Security configuration
- To ease Radoop Connection setup for Radoop users it is recommended to create and share a technical account in Cloudera Manager with which the Radoop Connection Import Wizard can perform its job. Such account can be created in Cloudera Manager under Administration/Users & Roles select Add Local User and set it's Roles to Read-Only.
- Radoop users are going to require a handful set of permissions (eg: access HDFS, execute HiveQL, submit YARN job) which should be already in place of a working cluster. For the exact set please refer to Configuring Apache Ranger authorization at Hadoop Security.
- On a Kerberized cluster Radoop users need their keytab file and KDC details in order to authenticate to the cluster.
- Radoop users will need the CA certificate and other trusted certificates in PEM format to establish secure communication with Hadoop services via TLS.
Setting up the Radoop connection in RapidMiner Studio
Operating a CDP cluster can happen on multiple environments with different network setups. During the setup process it is crucial to take into consideration whether the cluster is running on a separate, isolated network. In the latter case the Hadoop cluster is not aware of its nodes external addresses hence using Radoop Proxy is required in order to operate properly.

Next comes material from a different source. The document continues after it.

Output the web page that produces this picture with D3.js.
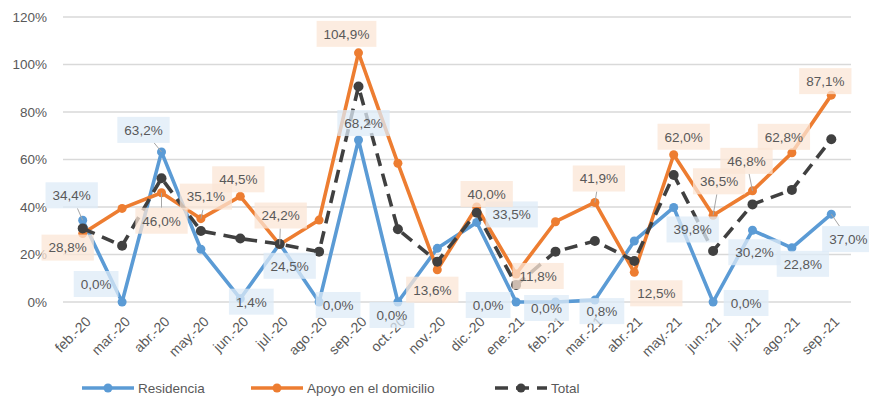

The configurations in the following section need to be set on both secured and non-secured clusters. We strongly recommend using the Import from Cluster Manager tool to create the connection, as several advanced properties required for correct operation are seamlessly gathered from the cluster during the import process.

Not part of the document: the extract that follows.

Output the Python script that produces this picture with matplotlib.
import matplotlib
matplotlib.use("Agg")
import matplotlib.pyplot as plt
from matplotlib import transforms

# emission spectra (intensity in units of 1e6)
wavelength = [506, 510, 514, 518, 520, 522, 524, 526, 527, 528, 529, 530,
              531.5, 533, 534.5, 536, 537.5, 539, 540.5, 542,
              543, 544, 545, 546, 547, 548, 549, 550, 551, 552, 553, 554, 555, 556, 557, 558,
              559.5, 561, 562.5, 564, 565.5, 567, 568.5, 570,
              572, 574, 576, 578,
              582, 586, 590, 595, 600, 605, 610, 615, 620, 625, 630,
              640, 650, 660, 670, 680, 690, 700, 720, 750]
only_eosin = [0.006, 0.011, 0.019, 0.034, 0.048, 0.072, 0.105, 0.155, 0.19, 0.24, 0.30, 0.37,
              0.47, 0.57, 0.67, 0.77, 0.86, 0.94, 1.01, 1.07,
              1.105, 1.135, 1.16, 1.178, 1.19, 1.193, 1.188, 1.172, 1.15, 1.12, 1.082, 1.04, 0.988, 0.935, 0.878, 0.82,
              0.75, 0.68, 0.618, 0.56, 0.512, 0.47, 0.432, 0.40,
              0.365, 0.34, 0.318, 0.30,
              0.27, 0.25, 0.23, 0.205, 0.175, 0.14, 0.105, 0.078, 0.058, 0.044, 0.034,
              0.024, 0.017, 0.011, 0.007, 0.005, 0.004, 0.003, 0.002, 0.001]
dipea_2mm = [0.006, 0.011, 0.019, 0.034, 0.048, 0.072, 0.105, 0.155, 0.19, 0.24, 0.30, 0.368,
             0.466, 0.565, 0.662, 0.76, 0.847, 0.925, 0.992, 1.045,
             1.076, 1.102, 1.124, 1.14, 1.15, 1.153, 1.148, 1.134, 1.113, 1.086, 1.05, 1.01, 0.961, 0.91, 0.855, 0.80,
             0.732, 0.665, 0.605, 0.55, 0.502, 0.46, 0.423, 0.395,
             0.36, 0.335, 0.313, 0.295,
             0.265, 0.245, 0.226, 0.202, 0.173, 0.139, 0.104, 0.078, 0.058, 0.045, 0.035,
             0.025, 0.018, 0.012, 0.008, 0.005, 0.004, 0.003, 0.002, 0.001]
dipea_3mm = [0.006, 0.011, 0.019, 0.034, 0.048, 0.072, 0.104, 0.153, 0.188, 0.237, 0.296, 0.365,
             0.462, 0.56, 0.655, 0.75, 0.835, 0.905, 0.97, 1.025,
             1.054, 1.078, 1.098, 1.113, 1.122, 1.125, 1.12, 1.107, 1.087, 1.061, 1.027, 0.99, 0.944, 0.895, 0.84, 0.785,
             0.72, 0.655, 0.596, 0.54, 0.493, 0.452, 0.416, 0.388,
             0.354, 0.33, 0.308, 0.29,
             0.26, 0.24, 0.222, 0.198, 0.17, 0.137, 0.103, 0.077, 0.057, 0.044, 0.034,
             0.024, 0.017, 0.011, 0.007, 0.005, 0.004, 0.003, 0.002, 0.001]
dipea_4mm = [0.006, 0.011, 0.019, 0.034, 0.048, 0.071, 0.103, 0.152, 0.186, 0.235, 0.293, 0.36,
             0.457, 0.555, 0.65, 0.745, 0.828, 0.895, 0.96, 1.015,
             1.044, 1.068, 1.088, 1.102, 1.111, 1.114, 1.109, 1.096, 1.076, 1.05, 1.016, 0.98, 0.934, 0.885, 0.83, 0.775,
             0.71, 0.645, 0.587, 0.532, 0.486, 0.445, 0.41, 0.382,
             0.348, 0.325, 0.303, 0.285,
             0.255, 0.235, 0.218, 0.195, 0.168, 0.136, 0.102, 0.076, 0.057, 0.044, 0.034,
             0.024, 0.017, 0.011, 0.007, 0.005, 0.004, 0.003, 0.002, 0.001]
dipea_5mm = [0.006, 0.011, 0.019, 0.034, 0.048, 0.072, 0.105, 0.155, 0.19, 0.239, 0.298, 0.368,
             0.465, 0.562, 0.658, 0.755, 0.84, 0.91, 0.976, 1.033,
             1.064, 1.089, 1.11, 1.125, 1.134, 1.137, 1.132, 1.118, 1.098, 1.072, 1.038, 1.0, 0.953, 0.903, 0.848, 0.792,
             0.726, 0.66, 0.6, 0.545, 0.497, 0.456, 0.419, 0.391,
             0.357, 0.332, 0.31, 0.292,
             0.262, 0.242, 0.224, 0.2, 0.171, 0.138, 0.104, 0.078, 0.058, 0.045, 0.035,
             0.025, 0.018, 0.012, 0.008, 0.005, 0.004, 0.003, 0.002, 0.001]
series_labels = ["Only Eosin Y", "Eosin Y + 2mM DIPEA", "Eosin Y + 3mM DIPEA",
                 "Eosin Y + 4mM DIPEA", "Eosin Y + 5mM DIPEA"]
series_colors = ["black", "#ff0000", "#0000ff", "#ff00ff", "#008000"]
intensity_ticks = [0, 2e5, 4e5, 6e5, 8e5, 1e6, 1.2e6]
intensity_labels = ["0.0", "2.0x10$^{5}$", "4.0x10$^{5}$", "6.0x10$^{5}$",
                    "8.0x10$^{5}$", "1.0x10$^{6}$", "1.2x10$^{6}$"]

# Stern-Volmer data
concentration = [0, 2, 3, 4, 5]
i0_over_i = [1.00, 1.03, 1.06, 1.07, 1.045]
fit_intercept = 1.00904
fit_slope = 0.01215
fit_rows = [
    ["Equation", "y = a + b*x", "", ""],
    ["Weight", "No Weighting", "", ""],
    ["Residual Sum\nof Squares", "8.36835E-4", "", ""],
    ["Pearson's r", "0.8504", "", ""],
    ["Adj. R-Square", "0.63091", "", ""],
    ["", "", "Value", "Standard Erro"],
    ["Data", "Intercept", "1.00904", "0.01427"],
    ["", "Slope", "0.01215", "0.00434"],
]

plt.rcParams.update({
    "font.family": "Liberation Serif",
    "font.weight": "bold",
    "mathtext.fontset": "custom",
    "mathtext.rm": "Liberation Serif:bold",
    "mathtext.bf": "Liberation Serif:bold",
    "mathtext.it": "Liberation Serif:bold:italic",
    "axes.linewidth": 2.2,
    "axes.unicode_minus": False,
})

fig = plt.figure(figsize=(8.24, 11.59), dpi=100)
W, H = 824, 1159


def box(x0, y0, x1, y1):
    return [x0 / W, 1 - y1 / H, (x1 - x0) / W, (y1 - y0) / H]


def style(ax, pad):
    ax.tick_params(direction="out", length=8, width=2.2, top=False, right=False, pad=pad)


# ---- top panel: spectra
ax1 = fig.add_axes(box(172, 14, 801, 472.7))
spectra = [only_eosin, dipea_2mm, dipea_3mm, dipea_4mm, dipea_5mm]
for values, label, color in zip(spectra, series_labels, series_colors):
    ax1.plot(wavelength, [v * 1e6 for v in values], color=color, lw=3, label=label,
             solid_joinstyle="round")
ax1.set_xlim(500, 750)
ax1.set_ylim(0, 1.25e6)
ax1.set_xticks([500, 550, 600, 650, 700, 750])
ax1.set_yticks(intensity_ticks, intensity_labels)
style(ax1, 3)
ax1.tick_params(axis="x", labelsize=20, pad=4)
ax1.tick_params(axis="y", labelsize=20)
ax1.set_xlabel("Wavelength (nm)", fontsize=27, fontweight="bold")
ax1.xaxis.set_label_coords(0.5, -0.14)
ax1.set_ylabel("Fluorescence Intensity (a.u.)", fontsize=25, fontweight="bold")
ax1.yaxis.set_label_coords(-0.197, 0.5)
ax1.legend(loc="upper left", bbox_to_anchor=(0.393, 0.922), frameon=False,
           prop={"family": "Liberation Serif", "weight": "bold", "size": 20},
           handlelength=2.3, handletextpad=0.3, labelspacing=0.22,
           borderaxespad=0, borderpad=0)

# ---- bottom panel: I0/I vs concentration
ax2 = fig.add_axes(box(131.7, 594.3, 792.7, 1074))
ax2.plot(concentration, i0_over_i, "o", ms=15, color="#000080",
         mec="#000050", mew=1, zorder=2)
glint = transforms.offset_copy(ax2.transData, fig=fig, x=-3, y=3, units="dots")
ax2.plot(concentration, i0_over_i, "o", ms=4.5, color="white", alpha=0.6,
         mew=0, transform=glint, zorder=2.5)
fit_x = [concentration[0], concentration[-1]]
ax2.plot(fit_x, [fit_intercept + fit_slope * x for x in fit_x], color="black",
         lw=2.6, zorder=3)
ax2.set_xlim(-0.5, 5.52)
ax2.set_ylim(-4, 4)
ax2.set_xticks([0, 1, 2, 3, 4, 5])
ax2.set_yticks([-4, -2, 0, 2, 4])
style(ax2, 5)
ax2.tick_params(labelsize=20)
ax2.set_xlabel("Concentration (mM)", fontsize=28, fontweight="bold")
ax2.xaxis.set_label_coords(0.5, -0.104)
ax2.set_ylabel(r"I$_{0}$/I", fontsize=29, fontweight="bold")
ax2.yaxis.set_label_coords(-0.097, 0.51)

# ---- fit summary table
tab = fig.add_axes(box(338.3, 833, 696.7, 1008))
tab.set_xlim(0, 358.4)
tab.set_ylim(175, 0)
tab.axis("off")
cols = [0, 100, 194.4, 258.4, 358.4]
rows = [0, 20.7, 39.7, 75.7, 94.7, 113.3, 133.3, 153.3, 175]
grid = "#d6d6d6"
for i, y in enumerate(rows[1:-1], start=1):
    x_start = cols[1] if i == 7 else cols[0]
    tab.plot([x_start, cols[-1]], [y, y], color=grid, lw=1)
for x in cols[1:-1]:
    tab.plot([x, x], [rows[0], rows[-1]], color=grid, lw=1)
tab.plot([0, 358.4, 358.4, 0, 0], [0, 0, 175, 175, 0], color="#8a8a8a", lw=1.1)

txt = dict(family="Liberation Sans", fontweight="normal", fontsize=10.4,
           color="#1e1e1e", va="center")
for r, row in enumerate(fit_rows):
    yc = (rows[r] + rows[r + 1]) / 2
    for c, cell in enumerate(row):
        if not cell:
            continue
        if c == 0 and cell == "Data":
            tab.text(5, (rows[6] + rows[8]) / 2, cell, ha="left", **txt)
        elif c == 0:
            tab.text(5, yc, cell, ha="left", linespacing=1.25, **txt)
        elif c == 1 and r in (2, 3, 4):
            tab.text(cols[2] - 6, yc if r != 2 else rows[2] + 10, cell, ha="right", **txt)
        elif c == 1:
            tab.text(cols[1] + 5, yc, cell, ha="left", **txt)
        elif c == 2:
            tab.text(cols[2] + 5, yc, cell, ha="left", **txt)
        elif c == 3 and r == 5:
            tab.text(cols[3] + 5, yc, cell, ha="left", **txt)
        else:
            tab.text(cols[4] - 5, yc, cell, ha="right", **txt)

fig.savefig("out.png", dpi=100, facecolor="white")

Auto-TLS Encryption ships with CDP clusters and Radoop Proxy also supports SSL. If any of those is equipped with an untrusted (aka self-signed) certificate for SSL you need to add the certificate(s) to the
cacerts
folder in RapidMiner Studio home in order to establish secure communication channel.Use Import from Cluster Manager to create the connection directly from the configuration retrieved from Cloudera Manager. The import process doesn't use Radoop Proxy thus Cloudera Manager has to be accessible over network for this task. If SSL is enabled, pick the hostname which corresponds the certificate installed in the previous step.
When using Kerberos, set Client Principal with the corresponding Keytab File, KDC Address and the REALM on the Global tab.
On the Hive tab, enter the Database Name to connect to. Choose a database where privileges for all operations are granted for the given user. In case your Hadoop administrator installed RapidMiner Parcel, tick UDFs are installed manually, otherwise Radoop will register UDFs at runtime.
In case of using Radoop Proxy there should be a proxy connection ready to it. As a final step for a Radoop Connection tick Use Radoop Proxy on the Radoop Proxy tab and select a Radoop Proxy Connection which had been created for this cluster.